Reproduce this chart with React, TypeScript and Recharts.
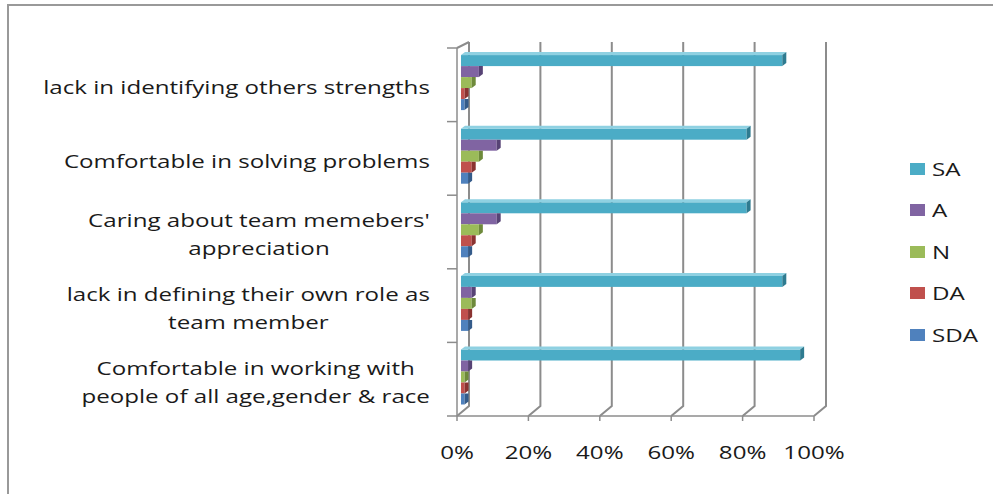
import React from 'react';
import { BarChart, Bar, XAxis, YAxis, CartesianGrid, Legend } from 'recharts';

// statements, top to bottom as they appear on the chart
const categories = [
  'lack in identifying others strengths',
  'Comfortable in solving problems',
  "Caring about team memebers'\nappreciation",
  'lack in defining their own role as\nteam member',
  'Comfortable in working with\npeople of all age,gender & race',
];

const saValues = [90, 80, 80, 90, 95];
const aValues = [5, 10, 10, 3, 2];
const nValues = [3, 5, 5, 3, 1];
const daValues = [1, 3, 3, 2, 1];
const sdaValues = [1, 2, 2, 2, 1];

const xTicks = [0, 20, 40, 60, 80, 100];

const data = categories.map((name, i) => ({
  name,
  SA: saValues[i],
  A: aValues[i],
  N: nValues[i],
  DA: daValues[i],
  SDA: sdaValues[i],
}));

const series = [
  { key: 'SA', fill: '#4BACC6', top: '#8fd1e2', side: '#2e7b90' },
  { key: 'A', fill: '#8064A2', top: '#a68ec4', side: '#574375' },
  { key: 'N', fill: '#9BBB59', top: '#c0d98e', side: '#6e8a3b' },
  { key: 'DA', fill: '#C0504D', top: '#d98583', side: '#8a3331' },
  { key: 'SDA', fill: '#4F81BD', top: '#87aad8', side: '#345b8a' },
];
const seriesOrder = series.map((s) => s.key);

const W = 993;
const H = 494;
const TOP = 48;
const BOTTOM = 416;
const LEFT = 457;
const RIGHT = 814;
const X_AXIS_H = 40;

// 3d look: back wall offset, bar offset and depth
const DX = 12;
const DY_TOP = -6;
const DY_BOT = -10;
const OX = 4;
const OY = -1;
const BD = 4;
const BDY = 3;

const FRAME = '#8c8c8c';
const TEXT = '#1a1a1a';
const FONT = '"Open Sans", sans-serif';
const FS = 19;
const SX = 1.27;

let ctx: CanvasRenderingContext2D | null = null;
const measure = (s: string) => {
  if (!ctx) ctx = document.createElement('canvas').getContext('2d');
  if (!ctx) return s.length * FS * 0.5;
  ctx.font = `${FS}px "Open Sans"`;
  return ctx.measureText(s).width;
};

const CategoryTick = (props: any) => {
  const { x, y, payload, index } = props;
  const lines = String(payload.value).split('\n');
  const maxW = Math.max(...lines.map(measure)) * SX;
  const cx = x - maxW / 2;
  const lh = 28;
  const y0 = y - ((lines.length - 1) * lh) / 2 + 2;
  const band = (BOTTOM - TOP) / categories.length;
  return (
    <g>
      <line x1={LEFT - 10} x2={LEFT} y1={y - band / 2} y2={y - band / 2} stroke={FRAME} strokeWidth={1.5} />
      {index === categories.length - 1 && (
        <line x1={LEFT - 10} x2={LEFT} y1={y + band / 2} y2={y + band / 2} stroke={FRAME} strokeWidth={1.5} />
      )}
      <g transform={`translate(${cx},0) scale(${SX},1)`}>
        {lines.map((l, i) => (
          <text
            key={i}
            x={0}
            y={y0 + i * lh}
            textAnchor="middle"
            dominantBaseline="central"
            fontFamily={FONT}
            fontSize={FS}
            fill={TEXT}
          >
            {l}
          </text>
        ))}
      </g>
    </g>
  );
};

const ValueTick = (props: any) => {
  const { x, y, payload } = props;
  return (
    <g transform={`translate(${x},${y + 29}) scale(${SX},1)`}>
      <text x={0} y={0} textAnchor="middle" dominantBaseline="central" fontFamily={FONT} fontSize={FS} fill={TEXT}>
        {`${payload.value}%`}
      </text>
    </g>
  );
};

const wallLine = (props: any) => {
  const { x1, y1, y2 } = props;
  const isLeft = Math.abs(x1 - LEFT) < 1;
  return (
    <g key={`wall-${x1}`}>
      <polyline
        points={`${x1 + DX},${y1 + DY_TOP} ${x1 + DX},${y2 + DY_BOT} ${x1},${y2}`}
        fill="none"
        stroke={FRAME}
        strokeWidth={2}
      />
      {isLeft && (
        <line x1={x1} y1={y1} x2={x1 + DX} y2={y1 + DY_TOP} stroke={FRAME} strokeWidth={2} />
      )}
    </g>
  );
};

const makeShape = (s: (typeof series)[number], first: boolean) => (props: any) => {
  const { x, y, width, height } = props;
  if (x == null || y == null || !height) return <g />;
  const w = Math.max(width || 0, 0);
  const fx = x + OX;
  const fy = y + OY;
  const xr = fx + w;
  const yb = fy + height;
  return (
    <g>
      <rect x={fx} y={fy} width={w} height={height} fill={s.fill} />
      {first ? (
        <>
          <polygon points={`${fx},${fy} ${fx + BD},${fy - BDY} ${xr + BD},${fy - BDY} ${xr},${fy}`} fill={s.top} />
          <polygon points={`${xr},${fy} ${xr + BD},${fy - BDY} ${xr + BD},${yb - BDY} ${xr},${yb}`} fill={s.side} />
        </>
      ) : (
        <polygon points={`${xr},${fy} ${xr + BD},${fy} ${xr + BD},${yb - BDY} ${xr},${yb}`} fill={s.side} />
      )}
    </g>
  );
};

const renderLegend = (props: any) => {
  const items = [...(props.payload || [])].sort(
    (a: any, b: any) => seriesOrder.indexOf(String(a.value)) - seriesOrder.indexOf(String(b.value))
  );
  return (
    <div>
      {items.map((p: any) => (
        <div key={p.value} style={{ height: 41.5, display: 'flex', alignItems: 'center' }}>
          <span style={{ display: 'inline-block', width: 15, height: 12, background: p.color, marginRight: 7 }} />
          <span
            style={{
              display: 'inline-block',
              fontFamily: FONT,
              fontSize: FS,
              color: TEXT,
              transform: `scaleX(${SX})`,
              transformOrigin: 'left center',
            }}
          >
            {p.value}
          </span>
        </div>
      ))}
    </div>
  );
};

export default function App() {
  return (
    <div style={{ position: 'absolute', left: 0, top: 0, width: W, height: H, background: '#fff', overflow: 'hidden' }}>
      <div
        style={{
          position: 'absolute',
          left: 7,
          top: 4,
          width: W,
          height: H,
          borderTop: '2px solid #999',
          borderLeft: '2px solid #999',
        }}
      />
      <BarChart
        width={W}
        height={H}
        data={data}
        layout="vertical"
        margin={{ top: TOP, right: W - RIGHT, left: 0, bottom: H - BOTTOM - X_AXIS_H }}
        barCategoryGap="11%"
        barGap={0}
      >
        <CartesianGrid horizontal={false} vertical={wallLine} />
        <XAxis
          type="number"
          domain={[0, 100]}
          ticks={xTicks}
          height={X_AXIS_H}
          axisLine={{ stroke: FRAME, strokeWidth: 1.5 }}
          tickLine={{ stroke: FRAME, strokeWidth: 1.5 }}
          tickSize={5}
          tickMargin={2}
          tick={<ValueTick />}
        />
        <YAxis
          type="category"
          dataKey="name"
          width={LEFT}
          axisLine={{ stroke: FRAME, strokeWidth: 1.5 }}
          tickLine={false}
          tickSize={0}
          tickMargin={27}
          interval={0}
          tick={<CategoryTick />}
        />
        <Legend
          layout="vertical"
          align="center"
          verticalAlign="middle"
          content={renderLegend}
          wrapperStyle={{ left: 910, top: 148, width: 80 }}
        />
        {series.map((s, i) => (
          <Bar key={s.key} dataKey={s.key} name={s.key} fill={s.fill} isAnimationActive={false} shape={makeShape(s, i === 0)} />
        ))}
      </BarChart>
    </div>
  );
}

---

- **TASK DETAILS**: Repeat the listing above from its first line through the line that contains "const SX = 1.27;", both included, and nothing more. Drop the pictures.

- **THE SOLUTION**:
Reproduce this chart with React, TypeScript and Recharts.
import React from 'react';
import { BarChart, Bar, XAxis, YAxis, CartesianGrid, Legend } from 'recharts';

// statements, top to bottom as they appear on the chart
const categories = [
  'lack in identifying others strengths',
  'Comfortable in solving problems',
  "Caring about team memebers'\nappreciation",
  'lack in defining their own role as\nteam member',
  'Comfortable in working with\npeople of all age,gender & race',
];

const saValues = [90, 80, 80, 90, 95];
const aValues = [5, 10, 10, 3, 2];
const nValues = [3, 5, 5, 3, 1];
const daValues = [1, 3, 3, 2, 1];
const sdaValues = [1, 2, 2, 2, 1];

const xTicks = [0, 20, 40, 60, 80, 100];

const data = categories.map((name, i) => ({
  name,
  SA: saValues[i],
  A: aValues[i],
  N: nValues[i],
  DA: daValues[i],
  SDA: sdaValues[i],
}));

const series = [
  { key: 'SA', fill: '#4BACC6', top: '#8fd1e2', side: '#2e7b90' },
  { key: 'A', fill: '#8064A2', top: '#a68ec4', side: '#574375' },
  { key: 'N', fill: '#9BBB59', top: '#c0d98e', side: '#6e8a3b' },
  { key: 'DA', fill: '#C0504D', top: '#d98583', side: '#8a3331' },
  { key: 'SDA', fill: '#4F81BD', top: '#87aad8', side: '#345b8a' },
];
const seriesOrder = series.map((s) => s.key);

const W = 993;
const H = 494;
const TOP = 48;
const BOTTOM = 416;
const LEFT = 457;
const RIGHT = 814;
const X_AXIS_H = 40;

// 3d look: back wall offset, bar offset and depth
const DX = 12;
const DY_TOP = -6;
const DY_BOT = -10;
const OX = 4;
const OY = -1;
const BD = 4;
const BDY = 3;

const FRAME = '#8c8c8c';
const TEXT = '#1a1a1a';
const FONT = '"Open Sans", sans-serif';
const FS = 19;
const SX = 1.27;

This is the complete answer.